I have a question on batching, I am using the following to process datasets for fine-tuning:

test_ds = Dataset.from_pandas(test_df[['idx', 'question', 'sentence', 'label']])
  tokenizer_robert_base = AutoTokenizer.from_pretrained(robert_base)
  def preprocess_function_roberta_base(examples):
      return tokenizer_robert_base(examples[sentence1_key], examples[sentence2_key], max_length=max_input_length, truncation='only_second')
test_ds_en = test_ds.map(preprocess_function_roberta_base)

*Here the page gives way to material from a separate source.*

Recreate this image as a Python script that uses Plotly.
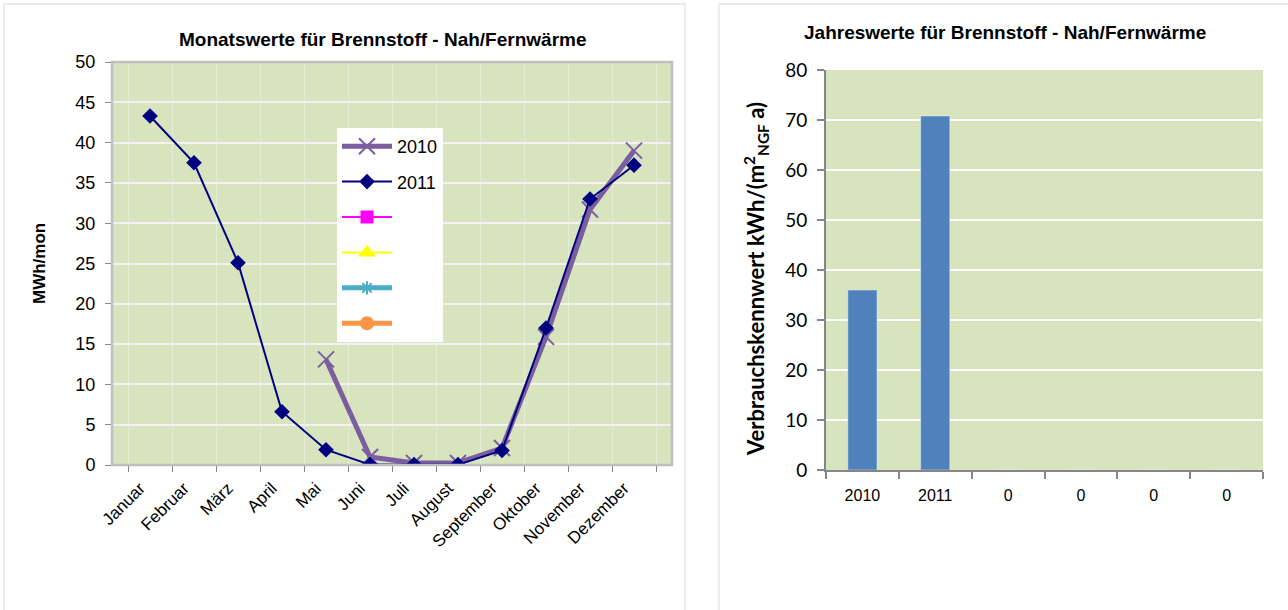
import plotly.graph_objects as go

# Monthly district-heating consumption (MWh/mon)
months = ["Januar", "Februar", "März", "April", "Mai", "Juni", "Juli",
          "August", "September", "Oktober", "November", "Dezember"]
values_2010 = [None, None, None, None, 13.1, 1.0, 0.25, 0.25, 2.1, 15.9, 31.7, 39.0]
values_2011 = [43.3, 37.5, 25.1, 6.6, 1.9, 0.05, 0.05, 0.05, 1.8, 17.0, 33.0, 37.2]

# Annual consumption index kWh/(m² NGF a)
years = ["2010", "2011", "0", "0", "0", "0"]
annual_values = [36.0, 70.8, 0, 0, 0, 0]

W, H = 1288, 610
FONT = "Liberation Sans, Arial, sans-serif"
PLOT_BG = "#D7E4BD"
AXIS_GRAY = "#868686"


def px_x(v):
    return v / W


def px_y(v):
    return 1 - v / H


fig = go.Figure()

# ---- left: monthly line chart ----
fig.add_trace(go.Scatter(
    x=months, y=values_2010, name="2010", mode="lines+markers",
    line=dict(color="#7B5EA0", width=5),
    marker=dict(symbol="x-thin", size=16, line=dict(color="#7B5EA0", width=2)),
    legendgroup="a", xaxis="x", yaxis="y", connectgaps=False,
))
fig.add_trace(go.Scatter(
    x=months, y=values_2011, name="2011", mode="lines+markers",
    line=dict(color="#000080", width=2),
    marker=dict(symbol="diamond", size=12, color="#000080"),
    legendgroup="b", xaxis="x", yaxis="y",
))

# unused series slots (no data)
empty_series = [
    dict(color="#FF00FF", width=2, symbol="square", size=11),
    dict(color="#FFFF00", width=2, symbol="triangle-up", size=12),
    dict(color="#4BACC6", width=5, symbol="asterisk", size=11),
    dict(color="#F79646", width=5, symbol="circle", size=12),
]
for i, s in enumerate(empty_series):
    fig.add_trace(go.Scatter(
        x=[None], y=[None], name=" ", mode="lines+markers",
        line=dict(color=s["color"], width=s["width"]),
        marker=dict(symbol=s["symbol"], size=s["size"], color=s["color"],
                    line=dict(color=s["color"], width=2)),
        legendgroup=f"e{i}", xaxis="x", yaxis="y",
    ))

# ---- right: annual bar chart ----
fig.add_trace(go.Bar(
    x=list(range(len(years))), y=annual_values, marker_color="#4F81BD",
    width=0.4, showlegend=False, xaxis="x2", yaxis="y2",
))

left_dom_x = [px_x(112), px_x(672)]
left_dom_y = [px_y(465), px_y(62)]
right_dom_x = [px_x(826), px_x(1263)]
right_dom_y = [px_y(470), px_y(70)]

fig.update_layout(
    width=W, height=H, autosize=False,
    margin=dict(l=0, r=0, t=0, b=0, pad=0, autoexpand=False),
    paper_bgcolor="white",
    plot_bgcolor=PLOT_BG,
    font=dict(family=FONT, color="black"),
    xaxis=dict(
        domain=left_dom_x, anchor="y", type="category", automargin=False,
        tickson="boundaries", ticks="outside", ticklen=6, tickcolor=AXIS_GRAY,
        showgrid=True, gridcolor="#E6EDD6", gridwidth=1,
        tickangle=-45, tickfont=dict(size=17, family=FONT),
        ticklabelstandoff=9, ticklabelshift=-10,
        showline=False, zeroline=False,
    ),
    yaxis=dict(
        domain=left_dom_y, anchor="x", range=[0, 50], dtick=5, automargin=False,
        ticks="outside", ticklen=6, tickcolor=AXIS_GRAY,
        showgrid=True, gridcolor="#F2F2F2", gridwidth=1.5,
        tickfont=dict(size=18, family=FONT), ticklabelstandoff=6,
        showline=False, zeroline=False,
    ),
    xaxis2=dict(
        domain=right_dom_x, anchor="y2", range=[-0.5, len(years) - 0.5],
        automargin=False,
        tickmode="array", tickvals=list(range(len(years))), ticktext=years,
        ticks="", showgrid=False, zeroline=False,
        showline=True, linecolor=AXIS_GRAY, linewidth=2,
        tickfont=dict(size=16, family=FONT), ticklabelstandoff=10,
        minor=dict(tickmode="array",
                   tickvals=[i - 0.5 for i in range(len(years) + 1)],
                   ticks="outside", ticklen=7, tickcolor=AXIS_GRAY, tickwidth=2,
                   showgrid=False),
    ),
    yaxis2=dict(
        domain=right_dom_y, anchor="x2", range=[0, 80], dtick=10,
        automargin=False,
        ticks="outside", ticklen=7, tickcolor=AXIS_GRAY, tickwidth=2,
        showgrid=True, gridcolor="white", gridwidth=2,
        showline=True, linecolor=AXIS_GRAY, linewidth=2,
        tickfont=dict(size=19, family="Lato, sans-serif"), ticklabelstandoff=6,
        zeroline=False,
    ),
    legend=dict(
        x=px_x(337), y=px_y(128), xanchor="left", yanchor="top",
        bgcolor="white", borderwidth=0,
        font=dict(size=18, family=FONT),
        tracegroupgap=9, itemwidth=50,
    ),
    bargap=0.6,
)

# panel frames
fig.add_shape(type="rect", xref="paper", yref="paper",
              x0=px_x(4), x1=px_x(685), y0=px_y(640), y1=px_y(4),
              line=dict(color="#D9D9D9", width=1), fillcolor="rgba(0,0,0,0)",
              layer="below")
fig.add_shape(type="rect", xref="paper", yref="paper",
              x0=px_x(719), x1=px_x(1310), y0=px_y(640), y1=px_y(4),
              line=dict(color="#D9D9D9", width=1), fillcolor="rgba(0,0,0,0)",
              layer="below")
# plot-area border of the monthly chart
fig.add_shape(type="rect", xref="x domain", yref="y domain",
              x0=0, x1=1, y0=0, y1=1,
              line=dict(color="#BFBFBF", width=2.5), fillcolor="rgba(0,0,0,0)",
              layer="above")

# titles
title_font = dict(size=19, family=FONT)
fig.add_annotation(text="<b>Monatswerte für Brennstoff - Nah/Fernwärme</b>",
                   x=px_x(383), y=px_y(40), xref="paper", yref="paper",
                   xanchor="center", yanchor="middle",
                   showarrow=False, font=title_font)
fig.add_annotation(text="<b>Jahreswerte für Brennstoff - Nah/Fernwärme</b>",
                   x=px_x(1005), y=px_y(32), xref="paper", yref="paper",
                   xanchor="center", yanchor="middle",
                   showarrow=False, font=title_font)
fig.add_annotation(text="<b>MWh/mon</b>", textangle=-90,
                   x=px_x(40), y=px_y(264), xref="paper", yref="paper",
                   xanchor="center", yanchor="middle",
                   showarrow=False, font=dict(size=17, family=FONT))
fig.add_annotation(text="<b>Verbrauchskennwert kWh/(m<sup>2</sup><sub>NGF</sub> a)</b>",
                   textangle=-90,
                   x=px_x(756), y=px_y(279), xref="paper", yref="paper",
                   xanchor="center", yanchor="middle",
                   showarrow=False, font=dict(size=22, family="Lato, sans-serif"))

fig.write_html("out.html")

the .map() method has parameters batched=True and batch_size=batch_size. When and why would I use this? I ask this because I presume that batching in TrainingArguments below is where the batching should happen. What happens if I use both?

args = TrainingArguments(
      'checkpoints/',
      evaluation_strategy = "steps",
      learning_rate=learning_rate,
      per_device_train_batch_size=batch_size, per_device_eval_batch_size=batch_size,
      num_train_epochs=epochs,
      weight_decay=0.01,
      load_best_model_at_end=True,
      metric_for_best_model=metric_name, gradient_accumulation_steps=2)

Hi!

With the batched flag in map, you control whether your map function will get a single example to process or a batch of samples, which size is determined by batch_size (1000 by default), in a single call. It is advised to set batched to True whenever possible for better performance (e.g., our fast tokenizers can process a batch in parallel).

And Trainer’s batch_size controls the number of examples the model will get in one iteration for training/evaluation.